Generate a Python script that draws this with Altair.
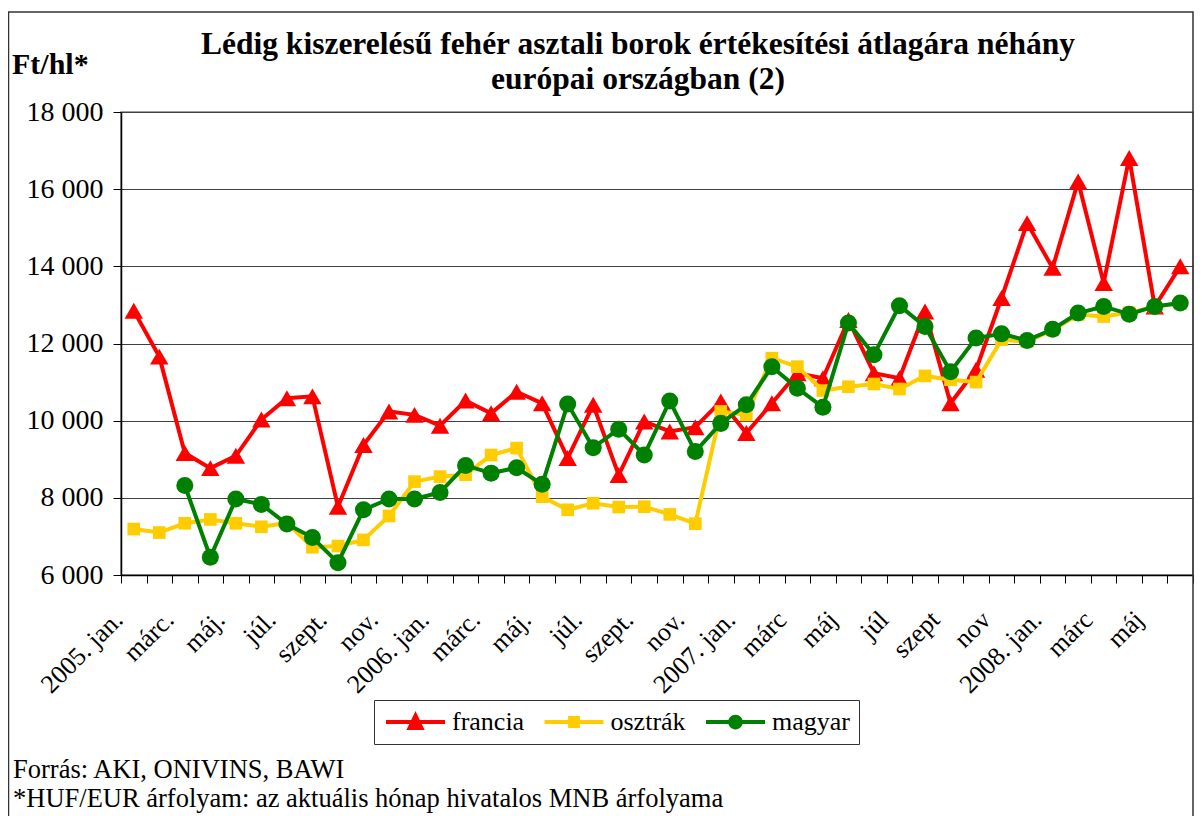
import json
import altair as alt
import pandas as pd

# ---------------- data ----------------
series_names = ["francia", "osztrák", "magyar"]
series_colors = ["#FF0000", "#FFCC00", "#008000"]

tick_labels = ["2005. jan.", "márc.", "máj.", "júl.", "szept.", "nov.",
               "2006. jan.", "márc.", "máj.", "júl.", "szept.", "nov.",
               "2007. jan.", "márc", "máj", "júl", "szept", "nov",
               "2008. jan.", "márc", "máj"]

francia = [12850, 11660, 9160, 8770, 9090, 10030, 10580, 10630, 7770, 9370,
           10240, 10150, 9870, 10520, 10190, 10750, 10450, 9030, 10410, 8590,
           9980, 9720, 9830, 10500, 9680, 10450, 11230, 11100, 12610, 11230,
           11100, 12830, 10450, 11320, 13180, 15120, 13960, 16200, 13570, 16810,
           12960, 14000]

osztrak = [7190, 7100, 7340, 7440, 7340, 7250, 7350, 6720, 6750, 6910,
           7530, 8420, 8550, 8600, 9110, 9290, 8030, 7690, 7860, 7760,
           7770, 7570, 7330, 10240, 10150, 11620, 11400, 10780, 10880, 10950,
           10820, 11160, 11060, 11000, 12100, 12050, 12350, 12750, 12700, 12800,
           12950, 13050]

magyar = [None, None, 8320, 6460, 7970, 7830, 7320, 6970, 6320, 7690,
          7970, 7970, 8140, 8840, 8640, 8780, 8350, 10430, 9300, 9780,
          9110, 10510, 9200, 9930, 10410, 11400, 10840, 10350, 12530, 11710,
          12980, 12440, 11270, 12140, 12250, 12080, 12370, 12790, 12960, 12760,
          12960, 13050]

n = len(francia)
rows = []
for name, vals in zip(series_names, [francia, osztrak, magyar]):
    for i, v in enumerate(vals):
        if v is not None:
            rows.append({"idx": i, "series": name, "value": v})
df = pd.DataFrame(rows)

# label per month index (only every other month is labelled)
month_labels = []
for i in range(n):
    month_labels.append(tick_labels[i // 2] if i % 2 == 0 else "")

FONT = "Liberation Serif"

x_enc = alt.X(
    "idx:O",
    bandPosition=0.5,
    scale=alt.Scale(type="band", paddingInner=0, paddingOuter=0),
    axis=alt.Axis(
        title=None, grid=False, tickBand="extent", tickSize=8, tickColor="black",
        domainColor="black", domainWidth=1.5,
        labelExpr=json.dumps(month_labels, ensure_ascii=False) + "[datum.value]",
        labelAngle=-45, labelAlign="right", labelBaseline="alphabetic",
        labelOffset=-10, labelPadding=38, labelOverlap=False, labelBound=False,
        labelFont=FONT, labelFontSize=26, labelColor="black",
    ),
)
y_enc = alt.Y(
    "value:Q",
    scale=alt.Scale(domain=[6000, 18000], nice=False, zero=False),
    axis=alt.Axis(
        title=None, values=list(range(6000, 18001, 2000)), tickSize=8,
        tickColor="black", domainColor="black", domainWidth=1.5,
        gridColor="#404040", gridWidth=1, labelPadding=10,
        labelExpr="replace(format(datum.value, ','), ',', ' ')",
        labelFont=FONT, labelFontSize=28, labelColor="black",
    ),
)

base = alt.Chart(df)

shapes = ["triangle-up", "square", "circle"]
sizes = [340, 160, 290]
layers = []
for name, col, shp, sz in zip(series_names, series_colors, shapes, sizes):
    sub = base.transform_filter(alt.datum.series == name)
    layers.append(sub.mark_line(color=col, strokeWidth=4).encode(x=x_enc, y=y_enc))
    layers.append(sub.mark_point(color=col, shape=shp, size=sz, filled=True, opacity=1)
                  .encode(x=x_enc, y=y_enc))

# legend (line with marker symbols), path units = 29.5 px
line_part = "M-1,-0.07H1V0.07H-1Z"
legend_paths = [
    line_part + "M0,-0.37L0.31,0.27H-0.31Z",
    line_part + "M-0.2,-0.2H0.2V0.2H-0.2Z",
    line_part + "M0.25,0A0.25,0.25 0 1,1 -0.25,0A0.25,0.25 0 1,1 0.25,0Z",
]
leg = alt.Legend(
    title=None, orient="none", legendX=253, legendY=588, direction="horizontal",
    fillColor="white", strokeColor="#333333", padding=9,
    symbolSize=3481, symbolOpacity=1, symbolStrokeWidth=0, symbolOffset=3,
    clipHeight=26, labelOffset=7, columnPadding=16.5,
    labelFont=FONT, labelFontSize=26, labelColor="black",
)
legend_layer = base.mark_point(filled=True, opacity=0).encode(
    x=x_enc, y=y_enc,
    color=alt.Color("series:N", scale=alt.Scale(domain=series_names, range=series_colors), legend=leg),
    shape=alt.Shape("series:N", scale=alt.Scale(domain=series_names, range=legend_paths), legend=leg),
)


def txt(text, x, y, size, bold=False, align="left", baseline="middle"):
    return alt.Chart(pd.DataFrame({"t": [text]})).mark_text(
        align=align, baseline=baseline, font=FONT, fontSize=size,
        fontWeight="bold" if bold else "normal", color="black",
    ).encode(x=alt.value(x), y=alt.value(y), text="t:N")


border = alt.Chart(pd.DataFrame({"a": [0]})).mark_rect(
    fillOpacity=0, stroke="#333333", strokeWidth=1.5
).encode(x=alt.value(-112.5), x2=alt.value(1072), y=alt.value(-100), y2=alt.value(720))

texts = [
    txt("Lédig kiszerelésű fehér asztali borok értékesítési átlagára néhány", 517, -67, 31.5, bold=True, align="center"),
    txt("európai országban (2)", 517, -32, 31.5, bold=True, align="center"),
    txt("Ft/hl*", -109, -47, 30, bold=True),
    txt("Forrás: AKI, ONIVINS, BAWI", -108, 666, 26.5, baseline="alphabetic"),
    txt("*HUF/EUR árfolyam: az aktuális hónap hivatalos MNB árfolyama", -108, 695, 26.5, baseline="alphabetic"),
]

chart = alt.layer(border, *layers, legend_layer, *texts).properties(
    width=1072, height=463,
    padding={"left": 113, "top": 104, "right": 1, "bottom": 241},
    autosize=alt.AutoSizeParams(type="none"),
    background="white",
).configure_view(stroke="#808080", strokeWidth=1.5)

chart.save("out.html", embed_options={"renderer": "svg", "actions": False})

++++++

> _What to work on_: Leave the pictures out and reproduce exactly the lines from the top of the listing above through the line with "df = pd.DataFrame(rows)".

> _Finished exercise_:
Generate a Python script that draws this with Altair.
import json
import altair as alt
import pandas as pd

# ---------------- data ----------------
series_names = ["francia", "osztrák", "magyar"]
series_colors = ["#FF0000", "#FFCC00", "#008000"]

tick_labels = ["2005. jan.", "márc.", "máj.", "júl.", "szept.", "nov.",
               "2006. jan.", "márc.", "máj.", "júl.", "szept.", "nov.",
               "2007. jan.", "márc", "máj", "júl", "szept", "nov",
               "2008. jan.", "márc", "máj"]

francia = [12850, 11660, 9160, 8770, 9090, 10030, 10580, 10630, 7770, 9370,
           10240, 10150, 9870, 10520, 10190, 10750, 10450, 9030, 10410, 8590,
           9980, 9720, 9830, 10500, 9680, 10450, 11230, 11100, 12610, 11230,
           11100, 12830, 10450, 11320, 13180, 15120, 13960, 16200, 13570, 16810,
           12960, 14000]

osztrak = [7190, 7100, 7340, 7440, 7340, 7250, 7350, 6720, 6750, 6910,
           7530, 8420, 8550, 8600, 9110, 9290, 8030, 7690, 7860, 7760,
           7770, 7570, 7330, 10240, 10150, 11620, 11400, 10780, 10880, 10950,
           10820, 11160, 11060, 11000, 12100, 12050, 12350, 12750, 12700, 12800,
           12950, 13050]

magyar = [None, None, 8320, 6460, 7970, 7830, 7320, 6970, 6320, 7690,
          7970, 7970, 8140, 8840, 8640, 8780, 8350, 10430, 9300, 9780,
          9110, 10510, 9200, 9930, 10410, 11400, 10840, 10350, 12530, 11710,
          12980, 12440, 11270, 12140, 12250, 12080, 12370, 12790, 12960, 12760,
          12960, 13050]

n = len(francia)
rows = []
for name, vals in zip(series_names, [francia, osztrak, magyar]):
    for i, v in enumerate(vals):
        if v is not None:
            rows.append({"idx": i, "series": name, "value": v})
df = pd.DataFrame(rows)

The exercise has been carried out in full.